Author Interview: Elizabeth Gates
Author Interview: Elizabeth Gates
Today I am pleased to welcome Elizabeth Gates on to the blog with a quick interview! She’s come up with some wonderful answers!
Q&A
What is your favourite thing about writing books?
Escapism. No matter what is going on elsewhere in my complicated life, writing is my bolthole. I feel safe and empowered.
Who is your favourite character in your book and why?
I thought about this for some time and concluded that it is too difficult to choose just one. I like the urbanity of the villain Sir William Robinson and respond in the same way as everyone else to Adelaide de Fontenoy’s beauty. Malcolm Craig Lowrie is a force of nature and hard to resist. But – as someone courageously trying to make sense of the world – I find the teenager, Lady Emma Bamburgh, the character I empathise with most easily. Probably because even though I am much older I haven’t managed to make sense of my own world yet.
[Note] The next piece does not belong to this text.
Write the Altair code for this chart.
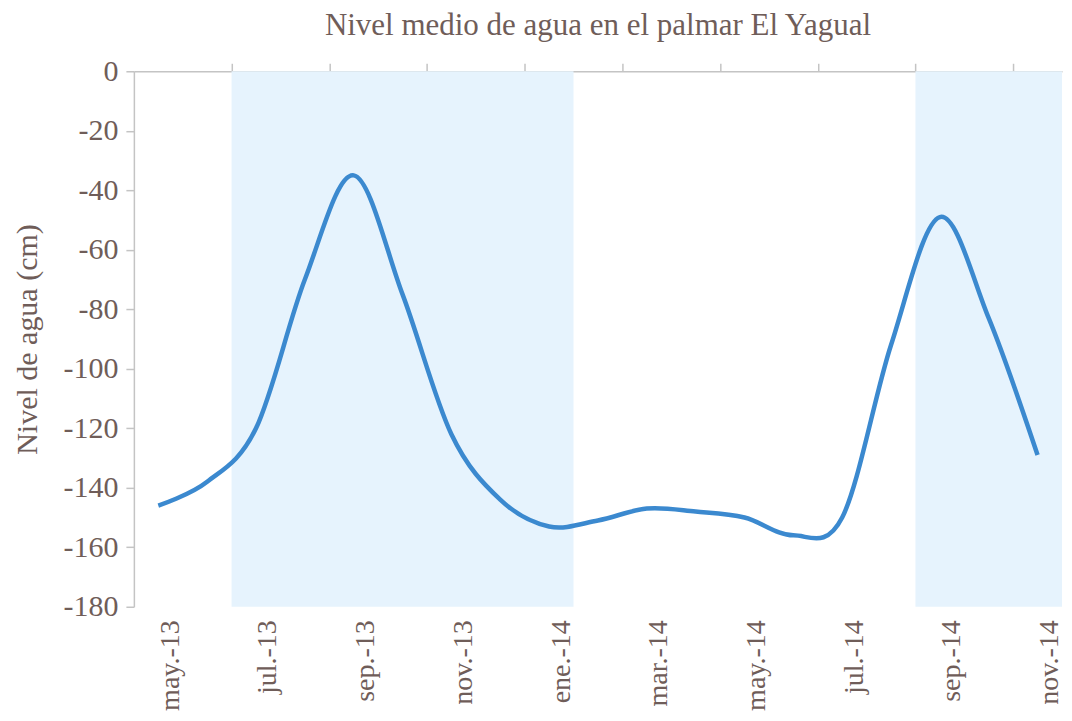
import altair as alt
import pandas as pd

# Monthly mean water level (cm)
months = ["may.-13", "jun.-13", "jul.-13", "ago.-13", "sep.-13", "oct.-13", "nov.-13",
          "dic.-13", "ene.-14", "feb.-14", "mar.-14", "abr.-14", "may.-14", "jun.-14",
          "jul.-14", "ago.-14", "sep.-14", "oct.-14", "nov.-14"]
nivel = [-146, -138, -120, -70, -35, -75, -122, -144, -153, -151, -147, -148, -150,
         -156, -150, -92, -49, -83, -129]
tick_labels = ["may.-13", "jul.-13", "sep.-13", "nov.-13", "ene.-14",
               "mar.-14", "may.-14", "jul.-14", "sep.-14", "nov.-14"]
# shaded (flooded) periods, first and last month
shade_from = ["jul.-13", "sep.-14"]
shade_to = ["ene.-14", "nov.-14"]
y_min, y_max = -180, 0

TEXT = "#6f5d59"
FONT = "'Liberation Serif', 'Times New Roman', Times, serif"
LINE = "#3b89cf"
SHADE = "#e6f3fd"
AXIS = "#c4c4c4"

idx = {m: i for i, m in enumerate(months)}
df = pd.DataFrame({"i": list(range(len(months))), "mes": months, "nivel": nivel})
shade_df = pd.DataFrame({
    "x0": [idx[a] - 0.5 for a in shade_from],
    "x1": [idx[b] + 0.5 for b in shade_to],
    "y0": [y_min] * len(shade_from),
    "y1": [y_max] * len(shade_from),
})

xscale = alt.Scale(domain=[-0.5, len(months) - 0.5], nice=False, zero=False)
yscale = alt.Scale(domain=[y_min, y_max], nice=False)
label_expr = "[" + ",".join("'%s'" % m for m in months) + "][datum.value]"
label_vals = [idx[m] for m in tick_labels]
top_ticks = [v - 0.5 for v in label_vals[1:]]

shade = alt.Chart(shade_df).mark_rect(color=SHADE).encode(
    x=alt.X("x0:Q", scale=xscale, axis=alt.Axis(
        orient="top", values=top_ticks, labels=False, ticks=True, tickSize=8,
        tickColor=AXIS, domainColor=AXIS, domainWidth=1.5, tickWidth=1.5,
        grid=False, title=None)),
    x2="x1:Q",
    y=alt.Y("y0:Q", scale=yscale, axis=alt.Axis(
        values=list(range(y_min, y_max + 1, 20)), title="Nivel de agua (cm)",
        labelExpr="datum.value + ''", labelFontSize=30, titleFontSize=30,
        grid=False, tickSize=8, tickColor=AXIS, domainColor=AXIS, domainWidth=1.5,
        tickWidth=1.5, labelPadding=8, titlePadding=20)),
    y2="y1:Q",
)

line = alt.Chart(df).mark_line(color=LINE, strokeWidth=4.5, interpolate="cardinal",
                               tension=0).encode(
    x=alt.X("i:Q", scale=xscale, axis=alt.Axis(
        orient="bottom", values=label_vals, labelExpr=label_expr, labelAngle=270,
        labelAlign="right", labelBaseline="middle", labelOffset=12, labelPadding=13,
        labelFontSize=28, domain=False, ticks=False, grid=False, title=None)),
    y=alt.Y("nivel:Q", scale=yscale),
)

chart = alt.layer(shade, line).resolve_axis(x="independent").properties(
    width=929, height=536,
    title=alt.TitleParams("Nivel medio de agua en el palmar El Yagual", fontSize=31,
                          font=FONT, fontWeight="normal", color=TEXT, offset=14),
    padding={"left": 5, "top": 2, "right": 0, "bottom": 0},
).configure_view(stroke=None).configure_axis(
    labelFont=FONT, labelColor=TEXT,
    titleFont=FONT, titleColor=TEXT, titleFontWeight="normal",
)

chart.save("out.html", embed_options={"renderer": "svg", "actions": False})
What is your favourite drink to consume while writing?
Boringly – sparkling water!
Do you have any bad habits while you’re writing?
Twisting myself round my chair. Not listening to what others are saying to me and pretending I’ve heard it all. It’s embarrassing to have to ask people to repeat what they’ve said.
How do you research your books?
Reading the internet, books and journals, primary sources. Also, travel and visiting museums and art galleries. Further education courses. Talking to experts and to ordinary folk who have a story to tell.
Are you a plotter or a pantser?
Writing the first draft, I don’t plot. I have a general sense of setting the scene – with problems, conflicts etc.– then the action takes off from there. When I do the main edit, working through chapter by chapter, I write the synopsis at the same time and this helps me identify inconsistencies and plot holes and establish pace. Subsequent edits are ‘tidyings up’. So the short answer is: both!
If you could live in any fictional world, which would you choose and why?
1920s Paris, 18th Century Edinburgh, and so long as you weren’t too poor, 19th Century Cornwall would be exciting. Most worlds – fictional or otherwise – would be interesting in some way but I would need to have a return ticket.
If you could befriend any fictional character, who would you choose and why?
Precious Ramotswe has more of a handle on life than I do. I could learn a lot from her.
About the Author
Between reading English Language & Literature at Bedford College, University of London, and acquiring an MA in Linguistics at the University of Essex, for example, I explored Europe as a teacher of English and Creative Writing. Then, later, I worked as a freelance journalist. Published for over twenty five years, in national, regional and local magazines and newspapers, I focussed on Public Health issues such as post-traumatic stress disorder in the armed forces and suicide among our farmers and the health of foreign seamen trapped on ships held in British ports. At this stage, I certainly had a varied and interesting writing life!
Since 2005, when I founded the Lonely Furrow Company Writing Consultancy, I have been increasingly involved in helping clients use writing to explore their hopes, fears and lives. Making sense of their lives is important to them and they can use journalling and memoir and fiction to achieve this.
I have also turned to fiction but mostly for pleasure and this has resulted in The Wolf of Dalriada Stories. These stories have grown out of my love for history, travelling and adventure – perhaps a not altogether unexpected development! And I hope you, like me, will find them totally enjoyable.
I have worked as a journalist freelancing on Public Health issues. In 2005, I founded the Lonely Furrow Company Writing Consultancy, helping many clients use writing to promote well-being. Now I also write fiction and have already published The Wolf of Dalriada, Part 1, of an historical adventure series.